RECORDED DATA >>
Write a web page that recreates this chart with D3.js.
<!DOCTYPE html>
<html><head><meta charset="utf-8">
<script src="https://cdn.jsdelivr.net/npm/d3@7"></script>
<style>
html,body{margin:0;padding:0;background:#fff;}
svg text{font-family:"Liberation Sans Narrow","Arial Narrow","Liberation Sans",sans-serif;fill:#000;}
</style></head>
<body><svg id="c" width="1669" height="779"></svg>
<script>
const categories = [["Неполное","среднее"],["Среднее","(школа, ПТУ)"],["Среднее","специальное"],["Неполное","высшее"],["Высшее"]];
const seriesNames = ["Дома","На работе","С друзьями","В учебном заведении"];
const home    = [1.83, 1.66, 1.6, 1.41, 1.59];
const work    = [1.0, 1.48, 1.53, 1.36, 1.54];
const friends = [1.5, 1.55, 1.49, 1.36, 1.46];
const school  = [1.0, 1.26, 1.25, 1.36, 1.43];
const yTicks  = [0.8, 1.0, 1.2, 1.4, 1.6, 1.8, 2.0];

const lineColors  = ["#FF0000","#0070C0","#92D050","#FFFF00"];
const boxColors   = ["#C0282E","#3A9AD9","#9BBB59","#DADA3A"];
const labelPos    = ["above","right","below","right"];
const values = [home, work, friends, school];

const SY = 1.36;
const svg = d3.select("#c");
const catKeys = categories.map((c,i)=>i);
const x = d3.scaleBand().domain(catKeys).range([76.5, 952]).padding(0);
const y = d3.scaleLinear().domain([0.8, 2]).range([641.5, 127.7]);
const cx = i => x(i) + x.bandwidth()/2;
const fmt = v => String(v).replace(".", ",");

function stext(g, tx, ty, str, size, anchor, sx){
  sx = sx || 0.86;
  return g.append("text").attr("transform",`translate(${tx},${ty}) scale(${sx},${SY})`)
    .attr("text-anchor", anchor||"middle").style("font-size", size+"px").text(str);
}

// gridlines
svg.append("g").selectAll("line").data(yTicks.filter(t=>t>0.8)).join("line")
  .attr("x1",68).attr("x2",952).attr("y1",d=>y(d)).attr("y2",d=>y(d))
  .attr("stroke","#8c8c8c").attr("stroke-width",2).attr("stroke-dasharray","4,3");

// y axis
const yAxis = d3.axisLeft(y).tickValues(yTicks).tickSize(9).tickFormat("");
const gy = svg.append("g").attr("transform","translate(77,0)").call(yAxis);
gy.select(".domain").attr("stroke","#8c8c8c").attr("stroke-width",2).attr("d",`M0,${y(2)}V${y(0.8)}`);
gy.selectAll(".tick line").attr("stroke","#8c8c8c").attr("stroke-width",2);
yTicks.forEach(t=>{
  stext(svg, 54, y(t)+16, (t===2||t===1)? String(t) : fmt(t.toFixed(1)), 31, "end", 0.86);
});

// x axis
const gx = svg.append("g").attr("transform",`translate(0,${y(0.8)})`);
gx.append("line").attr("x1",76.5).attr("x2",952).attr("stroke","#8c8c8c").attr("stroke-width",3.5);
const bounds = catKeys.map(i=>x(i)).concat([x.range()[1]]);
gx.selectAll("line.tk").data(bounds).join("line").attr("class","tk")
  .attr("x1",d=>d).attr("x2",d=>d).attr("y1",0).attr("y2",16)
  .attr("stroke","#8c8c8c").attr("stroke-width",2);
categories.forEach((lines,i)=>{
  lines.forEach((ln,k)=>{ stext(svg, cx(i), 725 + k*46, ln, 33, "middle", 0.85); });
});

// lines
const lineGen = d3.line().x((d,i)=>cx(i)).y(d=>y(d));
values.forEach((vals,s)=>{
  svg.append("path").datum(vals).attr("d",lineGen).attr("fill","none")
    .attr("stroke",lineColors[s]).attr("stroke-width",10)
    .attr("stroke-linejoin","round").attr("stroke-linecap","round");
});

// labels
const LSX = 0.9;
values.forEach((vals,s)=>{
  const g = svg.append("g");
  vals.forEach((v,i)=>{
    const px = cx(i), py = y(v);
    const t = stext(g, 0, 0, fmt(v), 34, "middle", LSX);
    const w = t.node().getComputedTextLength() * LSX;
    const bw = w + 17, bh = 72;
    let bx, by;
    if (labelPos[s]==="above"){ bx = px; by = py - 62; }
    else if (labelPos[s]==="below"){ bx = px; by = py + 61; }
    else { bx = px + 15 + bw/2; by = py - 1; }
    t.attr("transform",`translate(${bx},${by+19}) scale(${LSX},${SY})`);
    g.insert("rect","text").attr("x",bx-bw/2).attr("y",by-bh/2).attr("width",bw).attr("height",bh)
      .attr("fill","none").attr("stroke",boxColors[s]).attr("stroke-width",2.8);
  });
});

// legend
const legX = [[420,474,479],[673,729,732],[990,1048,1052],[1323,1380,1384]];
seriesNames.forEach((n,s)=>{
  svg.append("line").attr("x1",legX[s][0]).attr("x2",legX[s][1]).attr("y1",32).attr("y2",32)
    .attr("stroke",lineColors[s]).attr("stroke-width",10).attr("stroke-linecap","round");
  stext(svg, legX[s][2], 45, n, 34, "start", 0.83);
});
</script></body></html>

TASK INSTRUCTIONS >>
Return the lines above exactly, keeping every word.

SOLUTION >>
Write a web page that recreates this chart with D3.js.
<!DOCTYPE html>
<html><head><meta charset="utf-8">
<script src="https://cdn.jsdelivr.net/npm/d3@7"></script>
<style>
html,body{margin:0;padding:0;background:#fff;}
svg text{font-family:"Liberation Sans Narrow","Arial Narrow","Liberation Sans",sans-serif;fill:#000;}
</style></head>
<body><svg id="c" width="1669" height="779"></svg>
<script>
const categories = [["Неполное","среднее"],["Среднее","(школа, ПТУ)"],["Среднее","специальное"],["Неполное","высшее"],["Высшее"]];
const seriesNames = ["Дома","На работе","С друзьями","В учебном заведении"];
const home    = [1.83, 1.66, 1.6, 1.41, 1.59];
const work    = [1.0, 1.48, 1.53, 1.36, 1.54];
const friends = [1.5, 1.55, 1.49, 1.36, 1.46];
const school  = [1.0, 1.26, 1.25, 1.36, 1.43];
const yTicks  = [0.8, 1.0, 1.2, 1.4, 1.6, 1.8, 2.0];

const lineColors  = ["#FF0000","#0070C0","#92D050","#FFFF00"];
const boxColors   = ["#C0282E","#3A9AD9","#9BBB59","#DADA3A"];
const labelPos    = ["above","right","below","right"];
const values = [home, work, friends, school];

const SY = 1.36;
const svg = d3.select("#c");
const catKeys = categories.map((c,i)=>i);
const x = d3.scaleBand().domain(catKeys).range([76.5, 952]).padding(0);
const y = d3.scaleLinear().domain([0.8, 2]).range([641.5, 127.7]);
const cx = i => x(i) + x.bandwidth()/2;
const fmt = v => String(v).replace(".", ",");

function stext(g, tx, ty, str, size, anchor, sx){
  sx = sx || 0.86;
  return g.append("text").attr("transform",`translate(${tx},${ty}) scale(${sx},${SY})`)
    .attr("text-anchor", anchor||"middle").style("font-size", size+"px").text(str);
}

// gridlines
svg.append("g").selectAll("line").data(yTicks.filter(t=>t>0.8)).join("line")
  .attr("x1",68).attr("x2",952).attr("y1",d=>y(d)).attr("y2",d=>y(d))
  .attr("stroke","#8c8c8c").attr("stroke-width",2).attr("stroke-dasharray","4,3");

// y axis
const yAxis = d3.axisLeft(y).tickValues(yTicks).tickSize(9).tickFormat("");
const gy = svg.append("g").attr("transform","translate(77,0)").call(yAxis);
gy.select(".domain").attr("stroke","#8c8c8c").attr("stroke-width",2).attr("d",`M0,${y(2)}V${y(0.8)}`);
gy.selectAll(".tick line").attr("stroke","#8c8c8c").attr("stroke-width",2);
yTicks.forEach(t=>{
  stext(svg, 54, y(t)+16, (t===2||t===1)? String(t) : fmt(t.toFixed(1)), 31, "end", 0.86);
});

// x axis
const gx = svg.append("g").attr("transform",`translate(0,${y(0.8)})`);
gx.append("line").attr("x1",76.5).attr("x2",952).attr("stroke","#8c8c8c").attr("stroke-width",3.5);
const bounds = catKeys.map(i=>x(i)).concat([x.range()[1]]);
gx.selectAll("line.tk").data(bounds).join("line").attr("class","tk")
  .attr("x1",d=>d).attr("x2",d=>d).attr("y1",0).attr("y2",16)
  .attr("stroke","#8c8c8c").attr("stroke-width",2);
categories.forEach((lines,i)=>{
  lines.forEach((ln,k)=>{ stext(svg, cx(i), 725 + k*46, ln, 33, "middle", 0.85); });
});

// lines
const lineGen = d3.line().x((d,i)=>cx(i)).y(d=>y(d));
values.forEach((vals,s)=>{
  svg.append("path").datum(vals).attr("d",lineGen).attr("fill","none")
    .attr("stroke",lineColors[s]).attr("stroke-width",10)
    .attr("stroke-linejoin","round").attr("stroke-linecap","round");
});

// labels
const LSX = 0.9;
values.forEach((vals,s)=>{
  const g = svg.append("g");
  vals.forEach((v,i)=>{
    const px = cx(i), py = y(v);
    const t = stext(g, 0, 0, fmt(v), 34, "middle", LSX);
    const w = t.node().getComputedTextLength() * LSX;
    const bw = w + 17, bh = 72;
    let bx, by;
    if (labelPos[s]==="above"){ bx = px; by = py - 62; }
    else if (labelPos[s]==="below"){ bx = px; by = py + 61; }
    else { bx = px + 15 + bw/2; by = py - 1; }
    t.attr("transform",`translate(${bx},${by+19}) scale(${LSX},${SY})`);
    g.insert("rect","text").attr("x",bx-bw/2).attr("y",by-bh/2).attr("width",bw).attr("height",bh)
      .attr("fill","none").attr("stroke",boxColors[s]).attr("stroke-width",2.8);
  });
});

// legend
const legX = [[420,474,479],[673,729,732],[990,1048,1052],[1323,1380,1384]];
seriesNames.forEach((n,s)=>{
  svg.append("line").attr("x1",legX[s][0]).attr("x2",legX[s][1]).attr("y1",32).attr("y2",32)
    .attr("stroke",lineColors[s]).attr("stroke-width",10).attr("stroke-linecap","round");
  stext(svg, legX[s][2], 45, n, 34, "start", 0.83);
});
</script></body></html>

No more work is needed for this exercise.